Now this is in no way, I repeat no way, a serious suggestion, but what if the government decided to impose a wealth tax on, say, the top 200 wealthiest people in Australia?

Based on the BRW numbers and assuming a 10 per cent flat tax on the wealth of the top 200, government revenue would be boosted by about $18.5 billion. Do it for two years and the revenue is around $37 billion, all of which could be used to address the budget deficit and directly reduce government debt.

If the government did this over two years, the on-going interest saving on public debt would, assuming a long run average bond yield of 3 per cent, would be over $1 billion a year, every year in perpetuity.

The bottom line is $37 billion to the budget over two years and an on going saving of over $1billion a year, every year, from a simple policy initiative.

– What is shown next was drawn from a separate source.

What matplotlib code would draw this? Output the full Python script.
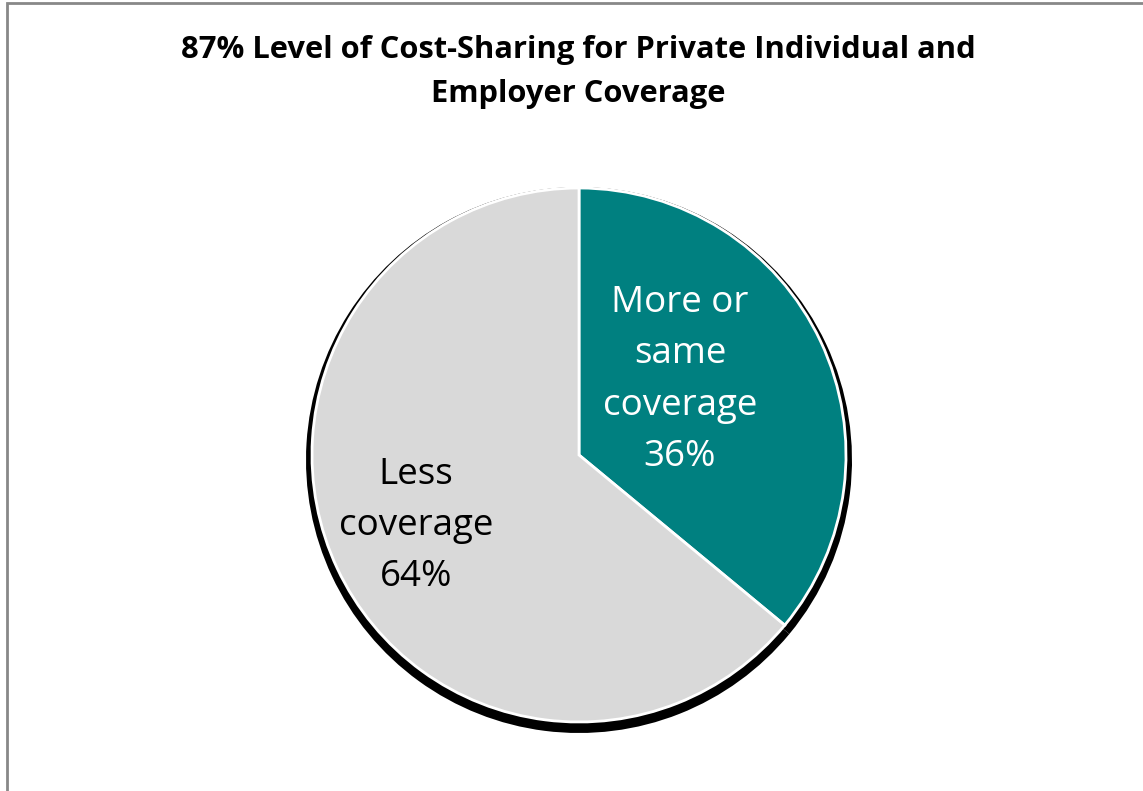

Now I can hear you all saying, “how unfair and dastardly it would be to take 20 per cent of the wealth of the richest Australians. After all, they have worked hard, innovated, taken risks and inherited all this money and to take it away would be downright un-Australian”.

That is true, and is why it is not even a vaguely serious suggestion, just something one thinks about while Antiques Road show is on.

For even the least wealthy person on the BRW 200 rich list, after this tax blast, they would be left with around $200 million, while Gina Rinehart would still have around $16 billion of personal wealth or the amount it would take someone on average earnings about 250,000 years to accumulate without spending any of that money.

Its effects on economic growth and consumer demand would be next to nothing. Having $200 million in your back pocket instead of $250 million is not a consumption distorting change unlike taking $20 from someone who spends all the money they earn.